**WHAT YOU NEED TO DO:**
Can you output the material exactly as written, minus any pictures it holds?

"""

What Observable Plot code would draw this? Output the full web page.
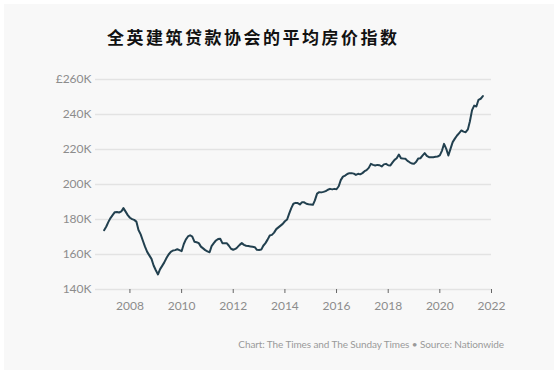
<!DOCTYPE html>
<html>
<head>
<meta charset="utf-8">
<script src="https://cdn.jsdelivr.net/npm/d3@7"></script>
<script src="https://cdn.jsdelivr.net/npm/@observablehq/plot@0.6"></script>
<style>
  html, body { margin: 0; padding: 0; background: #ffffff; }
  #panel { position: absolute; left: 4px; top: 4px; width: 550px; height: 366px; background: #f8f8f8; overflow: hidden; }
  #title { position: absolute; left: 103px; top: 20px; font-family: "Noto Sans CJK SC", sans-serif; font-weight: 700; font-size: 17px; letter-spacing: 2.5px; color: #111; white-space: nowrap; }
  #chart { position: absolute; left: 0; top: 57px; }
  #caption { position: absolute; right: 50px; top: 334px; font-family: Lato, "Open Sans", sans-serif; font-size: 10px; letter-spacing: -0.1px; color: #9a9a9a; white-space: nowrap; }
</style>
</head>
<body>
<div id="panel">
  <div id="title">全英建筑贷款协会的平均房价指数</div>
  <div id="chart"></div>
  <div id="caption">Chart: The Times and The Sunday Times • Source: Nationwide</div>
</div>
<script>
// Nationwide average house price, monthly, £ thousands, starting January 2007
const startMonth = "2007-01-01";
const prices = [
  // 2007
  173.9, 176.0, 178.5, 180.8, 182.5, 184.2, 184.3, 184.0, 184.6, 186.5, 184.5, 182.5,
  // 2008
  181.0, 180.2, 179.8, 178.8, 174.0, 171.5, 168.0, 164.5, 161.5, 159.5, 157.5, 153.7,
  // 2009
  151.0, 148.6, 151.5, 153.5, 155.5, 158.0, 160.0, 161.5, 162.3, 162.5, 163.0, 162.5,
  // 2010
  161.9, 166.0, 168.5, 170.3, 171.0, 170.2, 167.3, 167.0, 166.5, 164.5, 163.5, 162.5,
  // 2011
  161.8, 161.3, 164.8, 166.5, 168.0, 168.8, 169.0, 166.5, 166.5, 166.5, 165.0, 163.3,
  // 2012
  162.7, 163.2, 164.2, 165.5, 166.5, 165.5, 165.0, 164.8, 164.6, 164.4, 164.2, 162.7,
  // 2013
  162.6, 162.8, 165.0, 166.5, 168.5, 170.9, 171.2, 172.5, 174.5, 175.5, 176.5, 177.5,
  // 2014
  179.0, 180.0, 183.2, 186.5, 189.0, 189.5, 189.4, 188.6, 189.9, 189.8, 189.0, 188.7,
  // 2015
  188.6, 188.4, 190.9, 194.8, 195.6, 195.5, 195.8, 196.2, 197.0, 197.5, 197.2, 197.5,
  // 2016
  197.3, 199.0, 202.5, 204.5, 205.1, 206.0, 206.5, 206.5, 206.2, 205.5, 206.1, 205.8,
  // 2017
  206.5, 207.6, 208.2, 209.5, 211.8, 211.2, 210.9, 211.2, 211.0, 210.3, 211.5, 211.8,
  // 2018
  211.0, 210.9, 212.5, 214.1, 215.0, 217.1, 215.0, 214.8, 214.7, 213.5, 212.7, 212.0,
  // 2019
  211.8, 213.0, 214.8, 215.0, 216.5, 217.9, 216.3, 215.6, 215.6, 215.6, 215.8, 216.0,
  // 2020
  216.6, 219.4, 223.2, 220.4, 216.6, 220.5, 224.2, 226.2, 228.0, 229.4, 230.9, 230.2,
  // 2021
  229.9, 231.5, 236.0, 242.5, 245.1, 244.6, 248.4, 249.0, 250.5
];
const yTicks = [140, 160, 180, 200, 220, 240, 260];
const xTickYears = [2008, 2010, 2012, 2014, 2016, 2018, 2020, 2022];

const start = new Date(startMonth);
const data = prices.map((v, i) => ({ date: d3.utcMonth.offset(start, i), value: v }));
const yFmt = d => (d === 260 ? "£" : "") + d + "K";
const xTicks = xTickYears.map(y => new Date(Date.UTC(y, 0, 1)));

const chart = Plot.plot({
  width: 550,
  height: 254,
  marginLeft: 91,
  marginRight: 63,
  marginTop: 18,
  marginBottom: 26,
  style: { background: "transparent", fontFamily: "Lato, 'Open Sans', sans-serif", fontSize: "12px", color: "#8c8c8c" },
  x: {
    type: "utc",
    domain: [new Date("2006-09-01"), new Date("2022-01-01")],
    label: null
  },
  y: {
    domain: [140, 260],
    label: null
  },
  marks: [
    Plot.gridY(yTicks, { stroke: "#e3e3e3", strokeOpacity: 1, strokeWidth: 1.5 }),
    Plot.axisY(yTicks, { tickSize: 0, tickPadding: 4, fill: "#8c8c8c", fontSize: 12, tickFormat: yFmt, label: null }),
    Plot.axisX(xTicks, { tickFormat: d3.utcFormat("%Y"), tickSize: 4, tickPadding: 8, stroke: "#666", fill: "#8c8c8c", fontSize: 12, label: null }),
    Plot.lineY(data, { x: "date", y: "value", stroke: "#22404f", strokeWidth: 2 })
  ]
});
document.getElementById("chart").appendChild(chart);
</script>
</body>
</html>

"""

**ANSWER IN FULL:**
What Observable Plot code would draw this? Output the full web page.
<!DOCTYPE html>
<html>
<head>
<meta charset="utf-8">
<script src="https://cdn.jsdelivr.net/npm/d3@7"></script>
<script src="https://cdn.jsdelivr.net/npm/@observablehq/plot@0.6"></script>
<style>
  html, body { margin: 0; padding: 0; background: #ffffff; }
  #panel { position: absolute; left: 4px; top: 4px; width: 550px; height: 366px; background: #f8f8f8; overflow: hidden; }
  #title { position: absolute; left: 103px; top: 20px; font-family: "Noto Sans CJK SC", sans-serif; font-weight: 700; font-size: 17px; letter-spacing: 2.5px; color: #111; white-space: nowrap; }
  #chart { position: absolute; left: 0; top: 57px; }
  #caption { position: absolute; right: 50px; top: 334px; font-family: Lato, "Open Sans", sans-serif; font-size: 10px; letter-spacing: -0.1px; color: #9a9a9a; white-space: nowrap; }
</style>
</head>
<body>
<div id="panel">
  <div id="title">全英建筑贷款协会的平均房价指数</div>
  <div id="chart"></div>
  <div id="caption">Chart: The Times and The Sunday Times • Source: Nationwide</div>
</div>
<script>
// Nationwide average house price, monthly, £ thousands, starting January 2007
const startMonth = "2007-01-01";
const prices = [
  // 2007
  173.9, 176.0, 178.5, 180.8, 182.5, 184.2, 184.3, 184.0, 184.6, 186.5, 184.5, 182.5,
  // 2008
  181.0, 180.2, 179.8, 178.8, 174.0, 171.5, 168.0, 164.5, 161.5, 159.5, 157.5, 153.7,
  // 2009
  151.0, 148.6, 151.5, 153.5, 155.5, 158.0, 160.0, 161.5, 162.3, 162.5, 163.0, 162.5,
  // 2010
  161.9, 166.0, 168.5, 170.3, 171.0, 170.2, 167.3, 167.0, 166.5, 164.5, 163.5, 162.5,
  // 2011
  161.8, 161.3, 164.8, 166.5, 168.0, 168.8, 169.0, 166.5, 166.5, 166.5, 165.0, 163.3,
  // 2012
  162.7, 163.2, 164.2, 165.5, 166.5, 165.5, 165.0, 164.8, 164.6, 164.4, 164.2, 162.7,
  // 2013
  162.6, 162.8, 165.0, 166.5, 168.5, 170.9, 171.2, 172.5, 174.5, 175.5, 176.5, 177.5,
  // 2014
  179.0, 180.0, 183.2, 186.5, 189.0, 189.5, 189.4, 188.6, 189.9, 189.8, 189.0, 188.7,
  // 2015
  188.6, 188.4, 190.9, 194.8, 195.6, 195.5, 195.8, 196.2, 197.0, 197.5, 197.2, 197.5,
  // 2016
  197.3, 199.0, 202.5, 204.5, 205.1, 206.0, 206.5, 206.5, 206.2, 205.5, 206.1, 205.8,
  // 2017
  206.5, 207.6, 208.2, 209.5, 211.8, 211.2, 210.9, 211.2, 211.0, 210.3, 211.5, 211.8,
  // 2018
  211.0, 210.9, 212.5, 214.1, 215.0, 217.1, 215.0, 214.8, 214.7, 213.5, 212.7, 212.0,
  // 2019
  211.8, 213.0, 214.8, 215.0, 216.5, 217.9, 216.3, 215.6, 215.6, 215.6, 215.8, 216.0,
  // 2020
  216.6, 219.4, 223.2, 220.4, 216.6, 220.5, 224.2, 226.2, 228.0, 229.4, 230.9, 230.2,
  // 2021
  229.9, 231.5, 236.0, 242.5, 245.1, 244.6, 248.4, 249.0, 250.5
];
const yTicks = [140, 160, 180, 200, 220, 240, 260];
const xTickYears = [2008, 2010, 2012, 2014, 2016, 2018, 2020, 2022];

const start = new Date(startMonth);
const data = prices.map((v, i) => ({ date: d3.utcMonth.offset(start, i), value: v }));
const yFmt = d => (d === 260 ? "£" : "") + d + "K";
const xTicks = xTickYears.map(y => new Date(Date.UTC(y, 0, 1)));

const chart = Plot.plot({
  width: 550,
  height: 254,
  marginLeft: 91,
  marginRight: 63,
  marginTop: 18,
  marginBottom: 26,
  style: { background: "transparent", fontFamily: "Lato, 'Open Sans', sans-serif", fontSize: "12px", color: "#8c8c8c" },
  x: {
    type: "utc",
    domain: [new Date("2006-09-01"), new Date("2022-01-01")],
    label: null
  },
  y: {
    domain: [140, 260],
    label: null
  },
  marks: [
    Plot.gridY(yTicks, { stroke: "#e3e3e3", strokeOpacity: 1, strokeWidth: 1.5 }),
    Plot.axisY(yTicks, { tickSize: 0, tickPadding: 4, fill: "#8c8c8c", fontSize: 12, tickFormat: yFmt, label: null }),
    Plot.axisX(xTicks, { tickFormat: d3.utcFormat("%Y"), tickSize: 4, tickPadding: 8, stroke: "#666", fill: "#8c8c8c", fontSize: 12, label: null }),
    Plot.lineY(data, { x: "date", y: "value", stroke: "#22404f", strokeWidth: 2 })
  ]
});
document.getElementById("chart").appendChild(chart);
</script>
</body>
</html>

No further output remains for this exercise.